At the other end of Park Lane from Marble Arch, Hyde Park Corner has struck terror into many a learner driver.
In the centre of the roundabout stands Constitution Arch (or Wellington Arch), designed by Decimus Burton as a memorial to the Duke of Wellington and originally providing a grand entrance to London. It was built as a northern gate to the grounds of Buckingham Palace. Originally the arch was topped with an equestrian statue of the Duke by Matthew Cotes Wyatt, but it was replaced with the current work, The Angel of Peace descending on the Quadriga of Victory (1912) by Adrian Jones.
Other monuments at Hyde Park Corner include Jones’s Monument to the Cavalry of the Empire (off the west side of Park Lane), Alexander Munro’s Boy and Dolphin statue (in a rose garden parallel to Rotten Row, going west from Hyde Park Corner), the Wellington Monument (off the west side of Park Lane) and a statue of Byron (on a traffic island opposite the Wellington Monument).

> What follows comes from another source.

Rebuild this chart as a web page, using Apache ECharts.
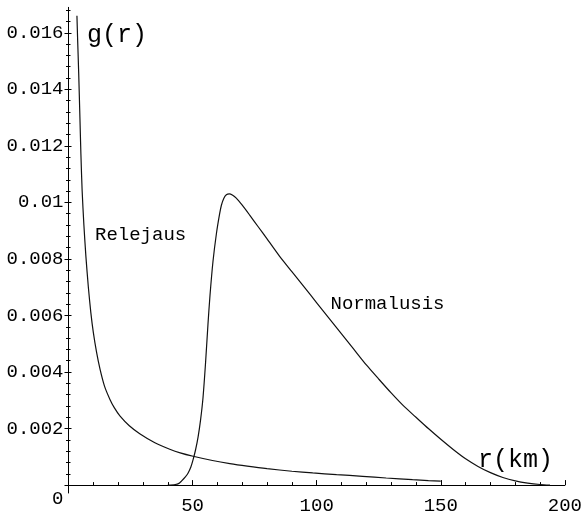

To the north of the roundabout is Apsley House, the home of the first Duke of Wellington. Such was Wellington’s ego, that he insisted that his letters were addressed to
Number 1, London.
Hyde Park Corner was used as a code to announce to the Government the death of King George VI in 1952.
Hyde Park Corner tube station was opened by the Great Northern, Piccadilly and Brompton Railway on 15 December 1906. It is one of the few stations which have no associated buildings above ground, the station being fully underground.
The original, Leslie Green-designed station building still remains to the south of the road junction, notable by its ox-blood coloured tiles; it was until June 2010 used as a pizza restaurant, and since January 2013 it is the Wellesley Hotel. The building was taken out of use in the early 1930s when the station was provided with escalators in place of lifts although an emergency stairway provides a connection to the platforms. The lift shafts are now used to provide ventilation.
After the station was rebuilt with escalators the adjacent little-used station at Down Street to the east (towards Green Park) was taken out of use.